My thought: science and God have met, we just need to let go human ignorance and learn to see God though the modern mind. Drop the magic and miracles and look at it with the facts we have, and keep looking at the wonder. I don’t think God likes ignorance.

bfd

Don
[quote comment=“3933”]The Bible clearly referred to the earth being spherical 1000’s of years prior to Christopher Columbus. Read it for yourself at Isaiah 40:22.

Which translation? Some say “circle” and some say “vault.” None say “sphere.”

And just in case you still think the earth is sitting on elephants… it is “hanging in space” as per the bible book of Job 26:7.

Well, I’m pretty sure the Earth isn’t being carried by elephants. Anywho…

That chapter and verse doesn’t refer to “space,” rather it states that the earth is hung or suspended over ‘nothing.’

You are even fulfilling a prophecy in the Bible. Read it for yourselves at Romans 1:21-23:
21For although they knew God, they neither glorified him as God nor gave thanks to him, but their thinking became futile and their foolish hearts were darkened. 22Although they claimed to be wise, they became fools 23and exchanged the glory of the immortal God for images made to look like mortal man and birds and animals and reptiles.

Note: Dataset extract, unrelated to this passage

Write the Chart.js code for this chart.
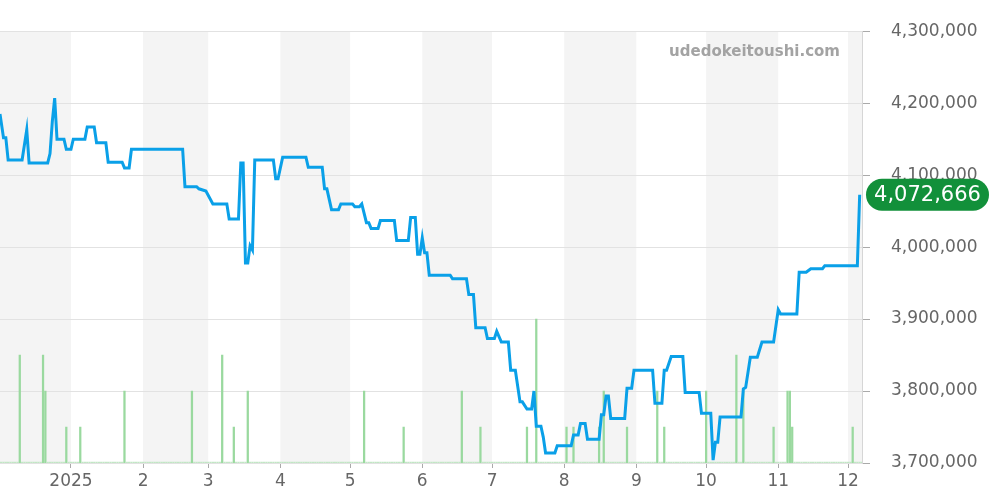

I like that quote. Is God a male?

Meanwhile, back at the ranch, what does any of this have to do with the discussion at hand?

Andrew

It’s not the natural selection at all.

The question is - how do mutations arise?

Natural selection merely filters the mutations.  I don’t think Spore’s “nature” or how it “selects” pertain to what Ted’s really talking about.

Ted, are you saying that the mutations are generally driven by the player?  If so, then it’s certainly not random.  And it sounds fun to try to design (intelligently—or otherwise!) an entire ecology.